ENVIRONMENTAL campaigners have hit out at Test Valley Borough Council for collecting residents' green waste for recycling and then dumping it in landfill sites.

North Baddesley ward councillor Alan Dowden discovered the council has been dumping the waste - including grass cuttings, hedge-trimmings and kitchen waste - in landfill for more than a year without telling homeowners.

The council - the only local authority in Hampshire which collects green waste for composting - says it has no choice because of government restrictions imposed since the foot-and-mouth crisis.

But Test Valley Friends of the Earth spokeswoman Elaine Ewens said: "We are surprised to learn that the compostable waste collected by the council is not being composted. Defra (the Department for environment, Food and Rural Affairs) have confirmed that the composting of vegetable and fruit peelings does not contravene any regulations as long as it is not contaminated with other kitchen or catering waste.

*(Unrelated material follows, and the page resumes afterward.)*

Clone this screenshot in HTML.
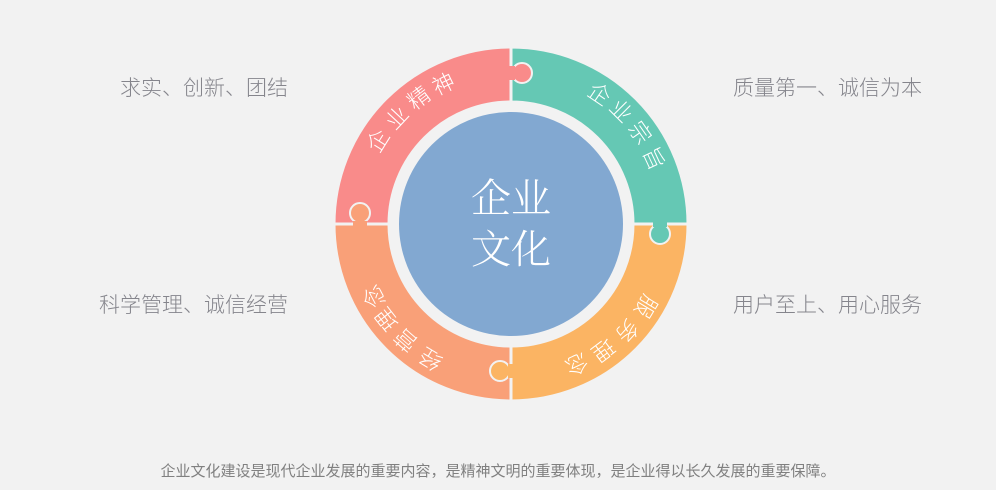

"If Test Valley was concerned about this possibility they should have asked the public not to include peelings when Defra imposed foot-and-mouth restrictions over a year ago."

Cllr Dowden said: "The public are being duped because they are collecting their waste thinking they're being environmentally-friendly and it's all being dumped in a landfill site. I was staggered when I found out."

Test Valley scored just one star out of five in an Audit Commission review of its environmental health service because of its poor green waste record.

The inspectors also judged the council to be giving a "fair" service overall but "with little prospect of improvement".

Test Valley chief executive Alan Jones said residents can put all garden and kitchen waste, including eggshells, in the green waste bins for compost-ing.

He said: "But when foot-and-mouth came along the government introduced a directive preventing anybody from composting animal by-products at a public composting centre. We couldn't persuade the people who compost the material that we could guarantee there wasn't any animal by-products in our waste.

"Having spent so much time trying to educate the public to put their stuff in the bins in the first place, there would have been some confusion if we'd asked them not to include animal by-products, and at the end of the day it probably would be rejected by the composters anyway."

But Mr Jones said the council has now changed its mind and will ask residents only to put garden waste in the bins. He added: "We've been badgering the government to lift the ban on composting material. We're pretty angry because on the one hand the government are telling us we can't compost it and on the other hand the Audit Commission, which works for the government, are criticising us for not composting."